Entscheidungsstichwort (Thema)
Steuerliche Förderungsgesetze
Leitsatz (amtlich)
Zur Frage der Abwälzung von Soforthilfeabgaben und ihrer Anrechnung auf die Vermögensabgabe.
Normenkette
LAG § 48 Abs. 4; 3-AbgabenDV-LA 7
Tatbestand
Die Beschwerdeführerin (Bfin.) ist auf Grund ihrer Erklärung zur Vermögensabgabe vom 9. Juli 1955 veranlagt. Zur Veranlagung sind
ihr Betriebsvermögen mit ---------- 4.800 DM und ihr Bauland mit --------------- 3.400 DM,
zusammen mit ---------------------- 8.200 DM angesetzt. Die Bewertung der genannten beiden Vermögensgegenstände beruht auf rechtskräftiger Einheitsbewertung. Bei dem Einheitswert des Betriebsvermögens ist die Erbauseinandersetzungsschuld der Bfin. von 13.125 DM an ihre Stieftochter, Frau X., wegen des Nachlasses ihres vor dem Währungsstichtage verstorbenen Ehemannes abgesetzt. Diese im Verhältnis 1 : 1 umgestellte Schuld hat am Währungsstichtage bestanden.

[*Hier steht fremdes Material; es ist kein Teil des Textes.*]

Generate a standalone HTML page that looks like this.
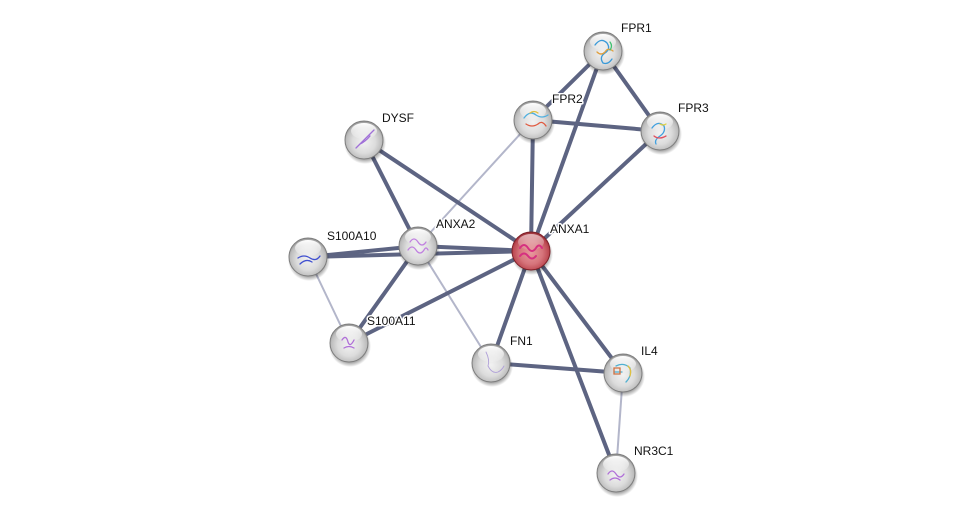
<!DOCTYPE html>
<html><head><meta charset="utf-8"><style>
html,body{margin:0;padding:0;background:#fff;width:976px;height:518px;overflow:hidden}
svg{display:block}
text{font-family:"Liberation Sans",sans-serif;font-size:12px;fill:#111;stroke:#fff;stroke-width:3px;stroke-linejoin:round;paint-order:stroke}
</style></head><body>
<svg width="976" height="518" viewBox="0 0 976 518" xmlns="http://www.w3.org/2000/svg">
<defs>
<radialGradient id="g" cx="0.5" cy="0.55" r="0.55">
<stop offset="0" stop-color="#f2f2f2"/><stop offset="0.55" stop-color="#dcdcdc"/><stop offset="0.85" stop-color="#bdbdbd"/><stop offset="1" stop-color="#8e8e8e"/>
</radialGradient>
<radialGradient id="r" cx="0.5" cy="0.55" r="0.55">
<stop offset="0" stop-color="#e8989e"/><stop offset="0.55" stop-color="#d6747b"/><stop offset="0.85" stop-color="#bd4a53"/><stop offset="1" stop-color="#8f2a32"/>
</radialGradient>
<linearGradient id="hl" x1="0" y1="0" x2="0" y2="1">
<stop offset="0" stop-color="#fff" stop-opacity="1"/><stop offset="1" stop-color="#fff" stop-opacity="0.1"/>
</linearGradient>
<radialGradient id="sh" cx="0.5" cy="0.5" r="0.5">
<stop offset="0.75" stop-color="#000" stop-opacity="0.4"/><stop offset="1" stop-color="#000" stop-opacity="0"/>
</radialGradient>
<g id="node">
<circle cx="1" cy="3" r="21" fill="url(#sh)"/>
<circle cx="0" cy="0" r="19" fill="url(#g)" stroke="#7e7e7e" stroke-width="1"/>
<ellipse cx="0" cy="-9" rx="13" ry="8" fill="url(#hl)"/>
</g>
<g id="rnode">
<circle cx="1" cy="3" r="21" fill="url(#sh)"/>
<circle cx="0" cy="0" r="19" fill="url(#r)" stroke="#7e2028" stroke-width="1"/>
<ellipse cx="0" cy="-9" rx="13" ry="8" fill="url(#hl)" opacity="0.6"/>
</g>
</defs>
<g stroke-linecap="round">
<g stroke="#b3b6ca" stroke-width="2">
<line x1="533" y1="120" x2="418" y2="246"/>
<line x1="308" y1="257" x2="349" y2="343"/>
<line x1="418" y1="246" x2="491" y2="363"/>
<line x1="623" y1="373" x2="616" y2="473"/>
</g>
<g stroke="#5d6482" stroke-width="4">
<line x1="603" y1="51" x2="533" y2="120"/>
<line x1="603" y1="51" x2="660" y2="131"/>
<line x1="533" y1="120" x2="660" y2="131"/>
<line x1="603" y1="51" x2="531" y2="251"/>
<line x1="533" y1="120" x2="531" y2="251"/>
<line x1="660" y1="131" x2="531" y2="251"/>
<line x1="364" y1="140" x2="418" y2="246"/>
<line x1="364" y1="140" x2="531" y2="251"/>
<line x1="418" y1="246" x2="531" y2="251"/>
<line x1="308" y1="257" x2="418" y2="246"/>
<line x1="308" y1="257" x2="531" y2="251"/>
<line x1="349" y1="343" x2="418" y2="246"/>
<line x1="349" y1="343" x2="531" y2="251"/>
<line x1="491" y1="363" x2="531" y2="251"/>
<line x1="491" y1="363" x2="623" y2="373"/>
<line x1="531" y1="251" x2="623" y2="373"/>
<line x1="531" y1="251" x2="616" y2="473"/>
</g>
</g>
<g>
<use href="#node" x="603" y="51"/>
<use href="#node" x="533" y="120"/>
<use href="#node" x="660" y="131"/>
<use href="#node" x="364" y="140"/>
<use href="#node" x="418" y="246"/>
<use href="#rnode" x="531" y="251"/>
<use href="#node" x="308" y="257"/>
<use href="#node" x="349" y="343"/>
<use href="#node" x="491" y="363"/>
<use href="#node" x="623" y="373"/>
<use href="#node" x="616" y="473"/>
</g>
<g fill="none" stroke-width="1.3" stroke-linecap="round">
<path d="M595 45 q6 -8 12 -2 q4 6 -2 10 q-6 4 -2 10 q5 2 9 -4" stroke="#3a9ad8"/>
<path d="M597 52 q4 4 8 0 q3 -5 8 -1" stroke="#e0a040"/>
<path d="M610 42 q3 4 0 8" stroke="#40c070"/>
<path d="M524 118 q6 -8 12 -3 q6 4 12 0" stroke="#50b0e0"/>
<path d="M526 124 q6 4 12 0 q4 -4 8 2" stroke="#e05a40"/>
<path d="M530 113 q4 -3 8 0" stroke="#e0c040"/>
<path d="M652 128 q6 -8 12 -2 q2 6 -4 10 q-6 4 -4 8" stroke="#40a0e0"/>
<path d="M654 136 q5 4 12 0" stroke="#e05060"/>
<path d="M660 124 q3 2 6 0" stroke="#e0d040"/>
<path d="M356 148 q6 -6 10 -10 q4 -4 8 -8 M360 144 q5 -2 10 -8" stroke="#a070d8"/>
<path d="M410 242 q4 -6 8 0 q4 6 8 0 M408 250 q4 -6 8 0 q4 6 8 0 q2 -4 4 0" stroke="#c080e0"/>
<path d="M520 248 q4 -6 8 0 q4 6 8 0 q3 -5 6 0 M520 256 q4 -5 8 0 q4 5 8 0" stroke="#d63080" stroke-width="2"/>
<path d="M298 258 q6 -4 12 0 q6 4 10 -2 M300 264 q6 -6 12 -2" stroke="#4050d0"/>
<path d="M342 340 q4 -6 6 2 q2 6 6 -2 M344 348 q5 -3 10 0" stroke="#b070d8"/>
<path d="M486 352 q4 8 2 14 q4 8 10 6 q4 -2 6 -6" stroke="#b0a0d8" stroke-width="0.9"/>
<path d="M614 372 l8 0 M616 366 q8 -4 14 2 q2 8 -4 14" stroke="#50b0d0"/>
<path d="M628 366 q4 4 2 10" stroke="#e0c040"/>
<path d="M614 368 l6 0 l0 6 l-6 0z" stroke="#d07040"/>
<path d="M608 474 q4 -6 8 0 q4 6 8 0 M610 480 q5 -4 10 0" stroke="#b070d8"/>
</g>
<g>
<text x="621" y="32">FPR1</text>
<text x="552" y="103">FPR2</text>
<text x="678" y="112">FPR3</text>
<text x="382" y="122">DYSF</text>
<text x="436" y="228">ANXA2</text>
<text x="550" y="233">ANXA1</text>
<text x="327" y="240">S100A10</text>
<text x="367" y="325">S100A11</text>
<text x="510" y="345">FN1</text>
<text x="641" y="355">IL4</text>
<text x="634" y="455">NR3C1</text>
</g>
</svg>
</body></html>
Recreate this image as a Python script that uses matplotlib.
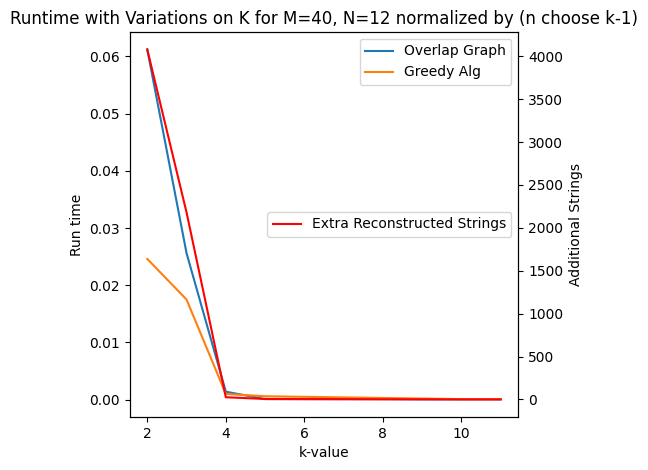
import numpy as np
import matplotlib.pyplot as plt

k_values = [2, 3, 4, 5, 6, 7, 8, 9, 10, 11]
overlap_time = [0.0612, 0.0256, 0.0014, 0.0001, 0.0001, 0.0001, 0.0001, 0.00005, 0.00005, 0.00005]
greedy_time = [0.0246, 0.0175, 0.0010, 0.0006, 0.0005, 0.0004, 0.0003, 0.0002, 0.0001, 0.0001]
extra_strings = [4080, 2180, 25, 5, 3, 2, 1, 1, 0, 0]

fig, ax = plt.subplots(figsize=(6.48, 4.7), dpi=100)
ax.plot(k_values, overlap_time, label='Overlap Graph')
ax.plot(k_values, greedy_time, label='Greedy Alg')
ax.set_xlabel('k-value')
ax.set_ylabel('Run time')
ax.legend(loc='upper right')

ax2 = ax.twinx()
ax2.plot(k_values, extra_strings, color='red', label='Extra Reconstructed Strings')
ax2.set_ylabel('Additional Strings')
ax2.legend(loc='center right')

plt.title('Runtime with Variations on K for M=40, N=12 normalized by (n choose k-1)')
plt.subplots_adjust(left=0.2, right=0.8, top=0.932, bottom=0.113)
plt.savefig('out.png')
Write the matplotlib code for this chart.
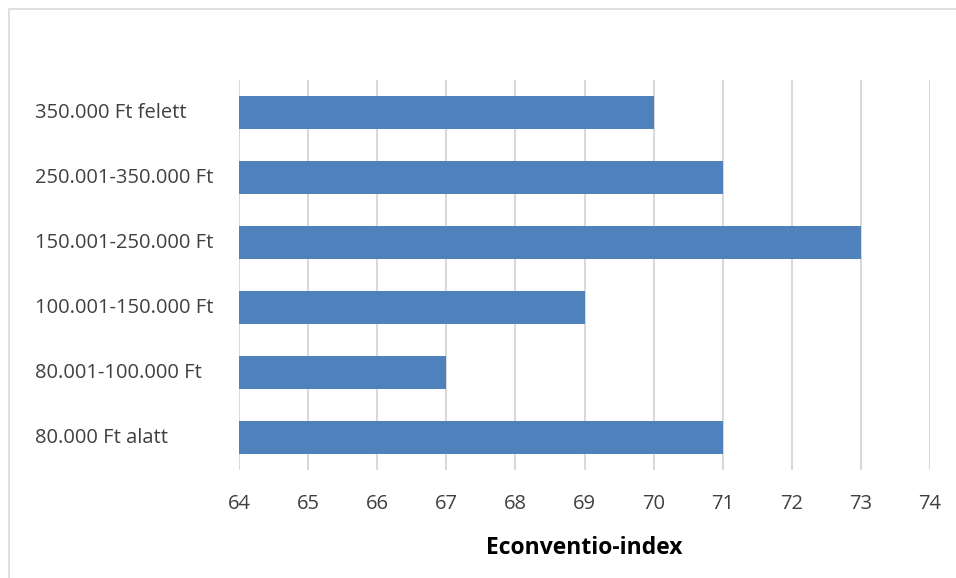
import matplotlib.pyplot as plt
from matplotlib.patches import Rectangle

kategoriak = ['80.000 Ft alatt', '80.001-100.000 Ft', '100.001-150.000 Ft',
              '150.001-250.000 Ft', '250.001-350.000 Ft', '350.000 Ft felett']
ertekek = [71, 67, 69, 73, 71, 70]
x_ticks = list(range(64, 75))

plt.rcParams['font.family'] = ['Open Sans', 'DejaVu Sans']

W, H = 956, 578
fig = plt.figure(figsize=(W / 100, H / 100), dpi=100)
ax = fig.add_axes([239 / W, 1 - 470 / H, (930 - 239) / W, (470 - 80) / H])

# keret a diagram korul
fig.patches.append(Rectangle((9 / W, -0.05), 1.1, 1 - 9 / H + 0.05, transform=fig.transFigure,
                             fill=False, edgecolor='#d9d9d9', linewidth=1.2))

y = range(len(kategoriak))
ax.barh(y, [v - 64 for v in ertekek], left=64, height=0.5, color='#4f81bd', zorder=3)

ax.set_xlim(64, 74)
ax.set_ylim(-0.5, len(kategoriak) - 0.5)
ax.set_xticks(x_ticks)
ax.set_xticklabels([str(t) for t in x_ticks], fontsize=14.5, color='#404040')
ax.tick_params(axis='x', length=0, pad=17)
ax.tick_params(axis='y', length=0)
ax.set_yticks(list(y))
ax.set_yticklabels([])
for i, k in enumerate(kategoriak):
    fig.text(35 / W, 1 - (438 - 65 * i) / H, k, ha='left', va='center',
             fontsize=14.5, color='#404040')

ax.grid(True, axis='x', color='#d9d9d9', linewidth=1.5, zorder=0)
for s in ax.spines.values():
    s.set_visible(False)

ax.set_xlabel('Econventio-index', fontsize=16.5, fontweight='bold', color='black', labelpad=16)

fig.savefig('out.png', dpi=100)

Auf die Vermögensabgabeschuld von 1.600 DM sind ihre Soforthilfeabgabeleistungen von 1.602 DM in Höhe von 1.600 DM angerechnet worden. Demnach hat die verbleibende Abgabeschuld 0 DM vertragen.
Gegen den Vermögensabgabebescheid hat die Bfin. im Einspruchswege geltend gemacht, sie beantrage die Ablösung der vollen Vermögensabgabeschuld von 1.600 DM zum Betrage von 573,91 DM und die Anrechnung der von ihr geleisteten Soforthilfeabgabe auf diesen Ablösungsbetrag sowie Rückerstattung der hiernach überzahlten Soforthilfeabgabe. Ferner hat die Bfin. angeführt, die Soforthilfeabgabe sei in dem Bescheid vom 10. März 1952 zu Unrecht auf jährlich 534 DM festgesetzt worden. Das Finanzamt habe dieser Entscheidung
Grundvermögen von -------------- 16.900 DM und Betriebsvermögen von ----------- 938 DM Gesamtvermögen: ----------------- 17.838 DMzugrunde gelegt, ohne hierbei zu berücksichtigen, daß die Bfin. nach § 23 des Soforthilfegesetzes (SHG) wegen in wirtschaftlichem Zusammenhang mit abgabepflichtigem Vermögen stehender Verbindlichkeit, die nach § 18 Abs. 1 Ziff. 3 des Umstellungsgesetzes im Verhältnis 1 : 1 umgestellt seien, einen entsprechenden Teil der Soforthilfeabgabe auf den Gläubiger abwälzen könne. Im vorliegenden Fall berechtige die im Verhältnis 1 : 1 umgestellte Erbauseinandersetzungsschuld an Frau X, ihre Stieftochter, zur Abwälzung der Soforthilfeabgabe in entsprechender Höhe auf die Gläubigerin. Durch diese Außerachtlassung der entsprechenden Abwälzung der Soforthilfeabgabe habe sie, die Bfin., für ihr Vermögen Soforthilfeabgabe ohne Rücksicht darauf gezahlt, daß diesem Vermögen die erwähnte Auseinandersetzungsverbindlichkeit gegenübergestanden und die Bfin. zur entsprechenden Abwälzung berechtigt habe. Durch die zu hohe Festsetzung der Soforthilfeabgabe sei sie in finanzielle Schwierigkeiten geraten, während die Gläubigerin, Frau X, der der Erbauseinandersetzungsanspruch zugestanden habe, mangels Abwälzung keine Soforthilfeabgabe zu entrichten gehabt habe. Die damals überzahlten Soforthilfeabgabebeträge seien an sie, die Bfin., zu erstatten. Sie würde alsdann lediglich die jeweils fälligen Vierteljahrsbeträge auf die Vermögensabgabe zu entrichten haben oder die Ablösung der gesamten Vermögensabgabe zu einem wesentlich ermäßigten Betrage beanspruchen können.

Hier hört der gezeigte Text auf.